WHAT YOU ARE ASKED TO DO: Count every line below that contains "chart", then state the total with no other output.

————————

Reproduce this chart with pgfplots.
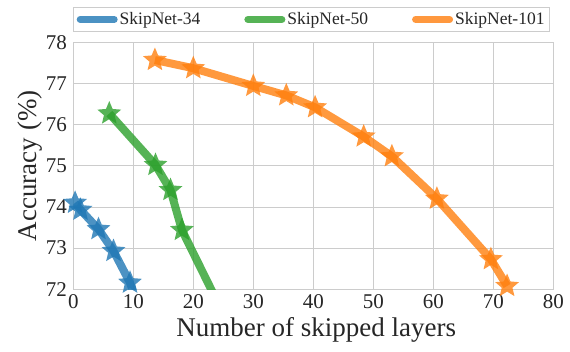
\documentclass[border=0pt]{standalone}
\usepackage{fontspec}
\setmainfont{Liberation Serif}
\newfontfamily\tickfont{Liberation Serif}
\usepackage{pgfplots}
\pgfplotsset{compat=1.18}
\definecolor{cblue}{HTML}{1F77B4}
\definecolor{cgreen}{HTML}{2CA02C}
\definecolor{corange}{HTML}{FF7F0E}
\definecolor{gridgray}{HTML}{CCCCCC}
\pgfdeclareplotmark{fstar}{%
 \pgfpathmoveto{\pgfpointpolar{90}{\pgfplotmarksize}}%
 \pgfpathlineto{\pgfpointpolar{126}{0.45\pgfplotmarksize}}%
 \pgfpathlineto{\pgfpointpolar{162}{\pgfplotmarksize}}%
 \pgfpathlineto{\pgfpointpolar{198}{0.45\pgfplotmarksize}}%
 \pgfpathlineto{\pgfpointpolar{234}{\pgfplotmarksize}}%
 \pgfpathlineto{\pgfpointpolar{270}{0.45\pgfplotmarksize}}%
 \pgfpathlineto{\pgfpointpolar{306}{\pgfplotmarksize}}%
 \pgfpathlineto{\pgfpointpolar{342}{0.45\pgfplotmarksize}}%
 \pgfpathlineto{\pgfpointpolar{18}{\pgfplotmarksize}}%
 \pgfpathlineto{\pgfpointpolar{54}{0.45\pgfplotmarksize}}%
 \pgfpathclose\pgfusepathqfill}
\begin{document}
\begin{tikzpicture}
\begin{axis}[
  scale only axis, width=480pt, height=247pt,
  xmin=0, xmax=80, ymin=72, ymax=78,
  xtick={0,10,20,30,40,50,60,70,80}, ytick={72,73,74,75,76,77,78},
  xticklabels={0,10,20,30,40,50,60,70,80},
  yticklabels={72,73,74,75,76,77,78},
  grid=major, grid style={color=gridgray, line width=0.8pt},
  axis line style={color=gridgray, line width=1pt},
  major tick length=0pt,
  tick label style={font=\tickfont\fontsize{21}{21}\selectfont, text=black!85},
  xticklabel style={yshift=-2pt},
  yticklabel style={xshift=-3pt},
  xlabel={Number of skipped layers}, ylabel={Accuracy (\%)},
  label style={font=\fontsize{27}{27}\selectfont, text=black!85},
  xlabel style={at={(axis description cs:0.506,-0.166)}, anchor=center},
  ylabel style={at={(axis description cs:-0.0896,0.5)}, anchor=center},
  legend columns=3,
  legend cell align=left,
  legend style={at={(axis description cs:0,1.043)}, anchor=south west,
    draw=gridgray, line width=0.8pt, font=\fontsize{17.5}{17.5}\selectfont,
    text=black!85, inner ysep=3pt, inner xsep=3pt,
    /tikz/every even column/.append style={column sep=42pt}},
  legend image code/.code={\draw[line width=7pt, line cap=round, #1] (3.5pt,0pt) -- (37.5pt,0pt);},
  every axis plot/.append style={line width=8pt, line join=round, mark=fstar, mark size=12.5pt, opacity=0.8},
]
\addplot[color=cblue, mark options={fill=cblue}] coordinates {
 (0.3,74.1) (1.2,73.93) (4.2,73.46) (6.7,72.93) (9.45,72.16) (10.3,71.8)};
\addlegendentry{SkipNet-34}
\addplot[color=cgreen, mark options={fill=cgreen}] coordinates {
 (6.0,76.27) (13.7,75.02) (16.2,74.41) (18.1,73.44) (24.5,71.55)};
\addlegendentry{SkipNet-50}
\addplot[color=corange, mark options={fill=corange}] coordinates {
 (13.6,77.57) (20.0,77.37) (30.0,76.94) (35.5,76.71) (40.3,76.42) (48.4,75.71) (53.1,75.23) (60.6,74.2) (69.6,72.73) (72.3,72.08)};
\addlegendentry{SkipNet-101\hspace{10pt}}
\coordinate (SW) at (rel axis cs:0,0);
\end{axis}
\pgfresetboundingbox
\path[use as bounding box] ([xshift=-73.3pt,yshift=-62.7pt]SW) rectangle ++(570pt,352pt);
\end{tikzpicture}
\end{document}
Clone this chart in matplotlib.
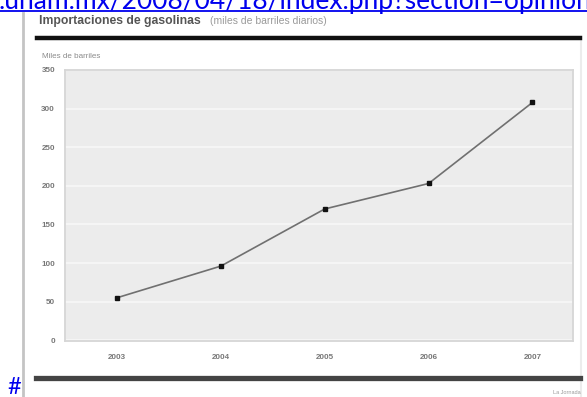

————————

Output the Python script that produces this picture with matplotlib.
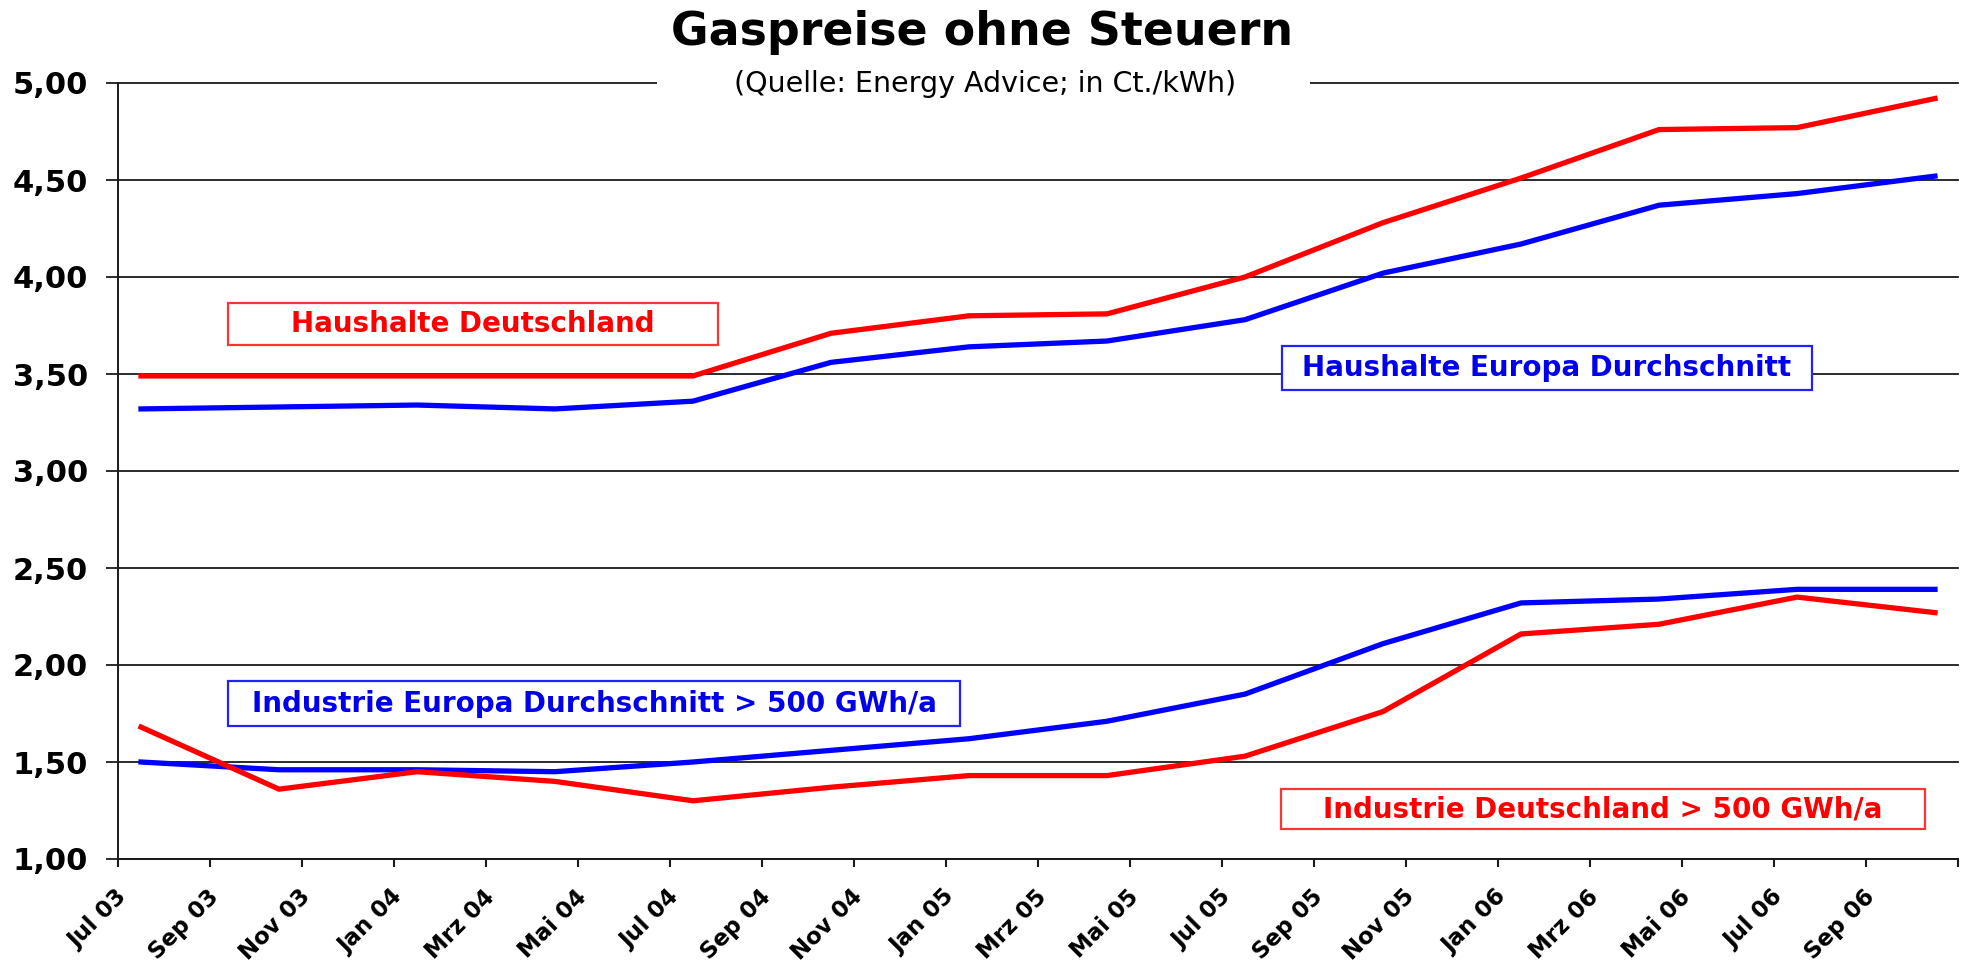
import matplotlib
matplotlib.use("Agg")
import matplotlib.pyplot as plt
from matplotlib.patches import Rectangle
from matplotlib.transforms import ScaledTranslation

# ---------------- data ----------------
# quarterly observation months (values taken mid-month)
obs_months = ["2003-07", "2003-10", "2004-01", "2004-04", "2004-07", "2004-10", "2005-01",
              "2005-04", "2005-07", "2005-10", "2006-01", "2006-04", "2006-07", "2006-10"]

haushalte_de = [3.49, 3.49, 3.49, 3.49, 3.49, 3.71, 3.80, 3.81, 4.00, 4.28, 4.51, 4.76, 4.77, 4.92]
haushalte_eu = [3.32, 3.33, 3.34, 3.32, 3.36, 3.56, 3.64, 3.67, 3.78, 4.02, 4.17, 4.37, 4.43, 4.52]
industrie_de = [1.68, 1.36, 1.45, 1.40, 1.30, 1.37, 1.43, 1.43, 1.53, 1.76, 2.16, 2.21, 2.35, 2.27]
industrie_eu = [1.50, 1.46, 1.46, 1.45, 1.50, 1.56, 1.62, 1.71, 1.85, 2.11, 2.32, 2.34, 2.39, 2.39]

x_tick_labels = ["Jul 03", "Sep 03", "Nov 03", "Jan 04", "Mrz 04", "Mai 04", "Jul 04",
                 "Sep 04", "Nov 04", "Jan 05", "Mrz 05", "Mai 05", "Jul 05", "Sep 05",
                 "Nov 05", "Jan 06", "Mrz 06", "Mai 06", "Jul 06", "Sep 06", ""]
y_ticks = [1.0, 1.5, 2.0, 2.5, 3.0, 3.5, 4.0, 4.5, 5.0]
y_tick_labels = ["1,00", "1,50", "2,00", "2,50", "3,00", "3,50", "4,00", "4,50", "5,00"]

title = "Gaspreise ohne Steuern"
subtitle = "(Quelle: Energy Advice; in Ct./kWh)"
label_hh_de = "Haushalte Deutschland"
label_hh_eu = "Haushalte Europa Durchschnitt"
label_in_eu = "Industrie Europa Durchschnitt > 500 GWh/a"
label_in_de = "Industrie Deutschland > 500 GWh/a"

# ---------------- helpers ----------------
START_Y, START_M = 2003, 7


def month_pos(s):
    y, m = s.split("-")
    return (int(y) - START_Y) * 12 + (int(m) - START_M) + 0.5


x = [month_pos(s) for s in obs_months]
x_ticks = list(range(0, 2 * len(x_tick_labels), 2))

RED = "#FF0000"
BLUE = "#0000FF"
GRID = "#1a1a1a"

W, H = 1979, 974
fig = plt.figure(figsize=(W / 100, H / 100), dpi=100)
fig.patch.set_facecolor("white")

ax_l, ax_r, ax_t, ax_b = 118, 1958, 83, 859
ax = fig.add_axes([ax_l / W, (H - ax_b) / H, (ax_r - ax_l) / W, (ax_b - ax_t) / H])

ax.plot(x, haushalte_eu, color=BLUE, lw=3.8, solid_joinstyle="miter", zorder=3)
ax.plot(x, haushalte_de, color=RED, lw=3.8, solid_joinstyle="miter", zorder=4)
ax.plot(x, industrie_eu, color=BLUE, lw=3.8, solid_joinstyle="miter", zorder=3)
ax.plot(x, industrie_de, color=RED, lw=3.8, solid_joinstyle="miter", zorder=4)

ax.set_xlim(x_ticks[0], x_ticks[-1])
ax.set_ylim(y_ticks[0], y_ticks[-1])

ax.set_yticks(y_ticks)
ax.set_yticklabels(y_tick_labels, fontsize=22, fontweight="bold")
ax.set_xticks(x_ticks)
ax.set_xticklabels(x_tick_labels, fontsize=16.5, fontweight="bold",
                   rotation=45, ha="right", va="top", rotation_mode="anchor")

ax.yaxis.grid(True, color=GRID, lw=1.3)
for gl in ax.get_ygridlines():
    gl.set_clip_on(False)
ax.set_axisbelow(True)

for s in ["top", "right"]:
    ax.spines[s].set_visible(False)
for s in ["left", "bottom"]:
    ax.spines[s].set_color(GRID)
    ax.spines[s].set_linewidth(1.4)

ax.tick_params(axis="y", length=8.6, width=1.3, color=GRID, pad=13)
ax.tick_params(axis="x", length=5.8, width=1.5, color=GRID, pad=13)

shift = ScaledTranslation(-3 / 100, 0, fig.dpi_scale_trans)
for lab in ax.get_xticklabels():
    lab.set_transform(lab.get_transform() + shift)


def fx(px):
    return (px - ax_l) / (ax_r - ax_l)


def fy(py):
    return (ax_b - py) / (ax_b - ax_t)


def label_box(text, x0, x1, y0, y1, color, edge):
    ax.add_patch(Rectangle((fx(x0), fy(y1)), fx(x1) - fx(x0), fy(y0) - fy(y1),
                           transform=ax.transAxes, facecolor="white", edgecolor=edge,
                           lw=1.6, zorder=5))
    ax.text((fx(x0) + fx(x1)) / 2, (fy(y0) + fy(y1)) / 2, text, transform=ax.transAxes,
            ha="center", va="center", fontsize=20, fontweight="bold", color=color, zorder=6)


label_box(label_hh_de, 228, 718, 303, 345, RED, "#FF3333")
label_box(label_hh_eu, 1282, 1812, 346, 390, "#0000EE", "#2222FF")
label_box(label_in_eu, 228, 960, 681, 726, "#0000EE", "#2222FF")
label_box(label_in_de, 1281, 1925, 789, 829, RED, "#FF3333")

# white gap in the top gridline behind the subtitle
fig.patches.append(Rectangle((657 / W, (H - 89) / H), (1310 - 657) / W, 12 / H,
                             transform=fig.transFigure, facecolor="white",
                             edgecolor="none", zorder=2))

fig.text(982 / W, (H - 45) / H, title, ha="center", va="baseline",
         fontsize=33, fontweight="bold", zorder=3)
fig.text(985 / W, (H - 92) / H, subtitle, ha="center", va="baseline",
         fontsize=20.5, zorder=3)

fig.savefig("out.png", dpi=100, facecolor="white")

————————

FULL OUTPUT: 2